begin
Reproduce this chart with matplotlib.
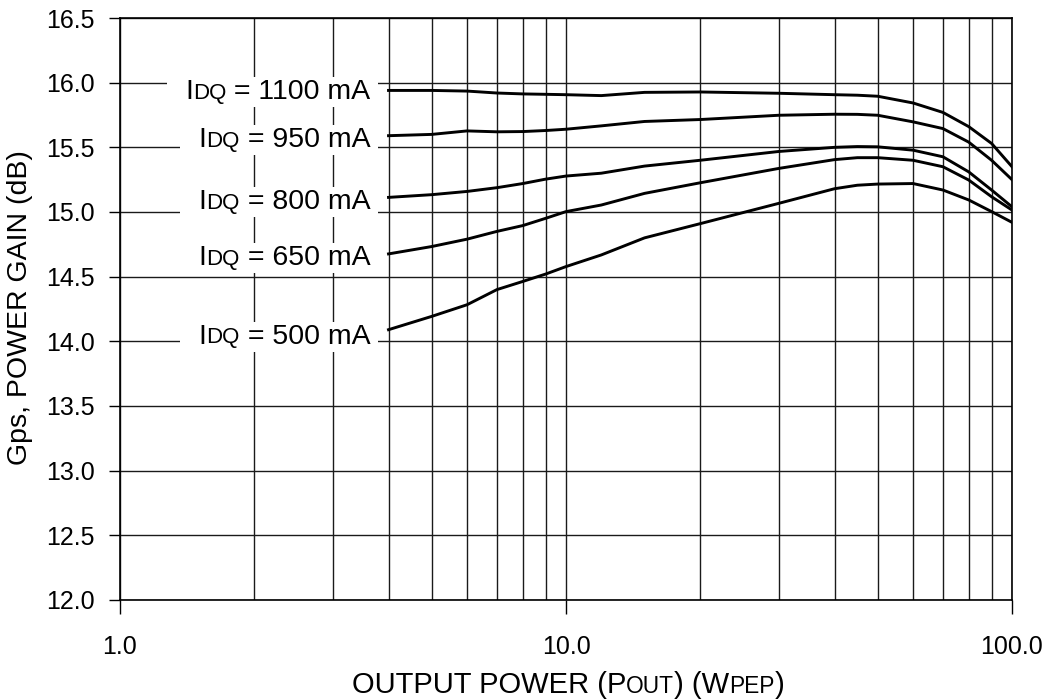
import numpy as np
import matplotlib
matplotlib.use("Agg")
import matplotlib.pyplot as plt
from matplotlib.patches import Rectangle
from matplotlib.transforms import IdentityTransform, Bbox
from matplotlib.ticker import FixedLocator, FuncFormatter, NullFormatter

plt.rcParams["font.family"] = ["Liberation Sans", "DejaVu Sans"]

# output power (W PEP) where the curves were read
POUT = [4, 5, 6, 7, 8, 9, 10, 12, 15, 20, 30, 40, 45, 50, 60, 70, 80, 90, 100]

# power gain (dB) for each quiescent drain current
GAIN_1100 = [15.94, 15.94, 15.935, 15.92, 15.913, 15.91, 15.907, 15.90, 15.925, 15.928,
             15.918, 15.907, 15.903, 15.895, 15.843, 15.77, 15.66, 15.53, 15.35]
GAIN_950 = [15.59, 15.60, 15.627, 15.62, 15.622, 15.63, 15.64, 15.666, 15.70, 15.715,
            15.748, 15.756, 15.755, 15.748, 15.697, 15.645, 15.54, 15.40, 15.25]
GAIN_800 = [15.113, 15.134, 15.159, 15.188, 15.22, 15.254, 15.278, 15.30, 15.355, 15.40,
            15.468, 15.50, 15.506, 15.504, 15.478, 15.427, 15.31, 15.17, 15.04]
GAIN_650 = [14.676, 14.733, 14.79, 14.85, 14.895, 14.951, 15.003, 15.054, 15.144, 15.226,
            15.337, 15.405, 15.42, 15.42, 15.40, 15.35, 15.247, 15.118, 15.015]
GAIN_500 = [14.09, 14.193, 14.283, 14.40, 14.463, 14.52, 14.578, 14.668, 14.80, 14.91,
            15.067, 15.18, 15.207, 15.216, 15.22, 15.17, 15.093, 15.003, 14.92]

IDQ_MA = ["1100", "950", "800", "650", "500"]
LABEL_Y = [15.95, 15.58, 15.10, 14.67, 14.06]
LABEL_X = 3.64

X_MAJOR = [1, 10, 100]
X_MINOR = [2, 3, 4, 5, 6, 7, 8, 9, 20, 30, 40, 50, 60, 70, 80, 90]

DESC = 0.212  # font descent, fraction of size
SMALL = 0.78  # size ratio for the small-caps style subscripts


def chain(ax, first, pieces, side):
    # attach pieces of text one after another, keeping a common baseline
    prev, prev_size = first, first.get_fontsize()
    out = []
    for txt, size in pieces:
        a = ax.annotate(txt, xy=(1, 0) if side == "right" else (0, 0), xycoords=prev,
                        xytext=(0, DESC * (prev_size - size)), textcoords="offset points",
                        ha="left" if side == "right" else "right", va="bottom",
                        fontsize=size, zorder=6, annotation_clip=False)
        out.append(a)
        prev, prev_size = a, size
    return out


def idq_label(ax, x, y, value, fs=20.5):
    drop = -0.36 * fs
    main = ax.annotate(f" = {value} mA", xy=(x, y), xytext=(0, drop), textcoords="offset points",
                       ha="right", va="baseline", fontsize=fs, zorder=6)
    return [main] + chain(ax, main, [("DQ", fs * SMALL), ("I", fs)], "left")


fig = plt.figure(figsize=(10.52, 7.0), dpi=100)
ax = fig.add_axes([120 / 1052, 100 / 700, 892 / 1052, 582 / 700])

for g in [GAIN_1100, GAIN_950, GAIN_800, GAIN_650, GAIN_500]:
    ax.plot(POUT, g, color="black", lw=2.1, zorder=3, solid_joinstyle="round")

ax.set_xscale("log")
ax.set_xlim(1, 100)
ax.set_ylim(12.0, 16.5)
ax.set_yticks(np.arange(12.0, 16.51, 0.5))
ax.yaxis.set_major_formatter(FuncFormatter(lambda v, p: f"{v:.1f}"))
ax.xaxis.set_major_locator(FixedLocator(X_MAJOR))
ax.xaxis.set_minor_locator(FixedLocator(X_MINOR))
ax.xaxis.set_major_formatter(FuncFormatter(lambda v, p: f"{v:.1f}"))
ax.xaxis.set_minor_formatter(NullFormatter())

ax.tick_params(axis="x", which="major", direction="out", length=10, width=1, pad=15, labelsize=18)
ax.tick_params(axis="x", which="minor", length=0)
ax.tick_params(axis="y", direction="out", length=8, width=1, pad=10, labelsize=18)
ax.grid(True, which="both", axis="x", color="#1a1a1a", lw=1.0, zorder=1)
ax.grid(True, which="major", axis="y", color="#1a1a1a", lw=1.0, zorder=1)
ax.set_axisbelow(True)
for s in ax.spines.values():
    s.set_linewidth(1.2)

groups = [idq_label(ax, LABEL_X, ly, val) for val, ly in zip(IDQ_MA, LABEL_Y)]

fig.text(20 / 1052, 1 - 308 / 700, "Gps, POWER GAIN (dB)", rotation=90,
         ha="center", va="center", fontsize=20.5)

# x axis label with small-size subscripts, centred under the axes
xfs = 21
xpieces = [("OUTPUT POWER (P", xfs), ("OUT", xfs * SMALL), (") (W", xfs),
           ("PEP", xfs * SMALL), (")", xfs)]
renderer = fig.canvas.get_renderer()
width = 0
for txt, size in xpieces:
    t = fig.text(0, 0, txt, fontsize=size)
    width += t.get_window_extent(renderer).width
    t.remove()
x_left = 568 / 1052 - width / fig.bbox.width / 2
first = ax.annotate(xpieces[0][0], xy=(x_left, 7 / 700), xycoords="figure fraction",
                    ha="left", va="baseline", fontsize=xfs, annotation_clip=False)
chain(ax, first, xpieces[1:], "right")

# white boxes behind the curve labels, so the grid stops around them
fig.canvas.draw()
for grp in groups:
    bb = Bbox.union([t.get_window_extent() for t in grp])
    ax.add_patch(Rectangle((bb.x0 - 18, bb.y0 - 2), bb.width + 26, bb.height + 4,
                           transform=IdentityTransform(), fc="white", ec="none", zorder=5))

fig.savefig("out.png", dpi=100)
end
• TASK DIRECTIONS:
Omit the pictures, then repeat exactly each line from the beginning of the listing through the line with "SMALL = 0.78".

• SOLUTION FOR THIS PROBLEM:
Reproduce this chart with matplotlib.
import numpy as np
import matplotlib
matplotlib.use("Agg")
import matplotlib.pyplot as plt
from matplotlib.patches import Rectangle
from matplotlib.transforms import IdentityTransform, Bbox
from matplotlib.ticker import FixedLocator, FuncFormatter, NullFormatter

plt.rcParams["font.family"] = ["Liberation Sans", "DejaVu Sans"]

# output power (W PEP) where the curves were read
POUT = [4, 5, 6, 7, 8, 9, 10, 12, 15, 20, 30, 40, 45, 50, 60, 70, 80, 90, 100]

# power gain (dB) for each quiescent drain current
GAIN_1100 = [15.94, 15.94, 15.935, 15.92, 15.913, 15.91, 15.907, 15.90, 15.925, 15.928,
             15.918, 15.907, 15.903, 15.895, 15.843, 15.77, 15.66, 15.53, 15.35]
GAIN_950 = [15.59, 15.60, 15.627, 15.62, 15.622, 15.63, 15.64, 15.666, 15.70, 15.715,
            15.748, 15.756, 15.755, 15.748, 15.697, 15.645, 15.54, 15.40, 15.25]
GAIN_800 = [15.113, 15.134, 15.159, 15.188, 15.22, 15.254, 15.278, 15.30, 15.355, 15.40,
            15.468, 15.50, 15.506, 15.504, 15.478, 15.427, 15.31, 15.17, 15.04]
GAIN_650 = [14.676, 14.733, 14.79, 14.85, 14.895, 14.951, 15.003, 15.054, 15.144, 15.226,
            15.337, 15.405, 15.42, 15.42, 15.40, 15.35, 15.247, 15.118, 15.015]
GAIN_500 = [14.09, 14.193, 14.283, 14.40, 14.463, 14.52, 14.578, 14.668, 14.80, 14.91,
            15.067, 15.18, 15.207, 15.216, 15.22, 15.17, 15.093, 15.003, 14.92]

IDQ_MA = ["1100", "950", "800", "650", "500"]
LABEL_Y = [15.95, 15.58, 15.10, 14.67, 14.06]
LABEL_X = 3.64

X_MAJOR = [1, 10, 100]
X_MINOR = [2, 3, 4, 5, 6, 7, 8, 9, 20, 30, 40, 50, 60, 70, 80, 90]

DESC = 0.212  # font descent, fraction of size
SMALL = 0.78  # size ratio for the small-caps style subscripts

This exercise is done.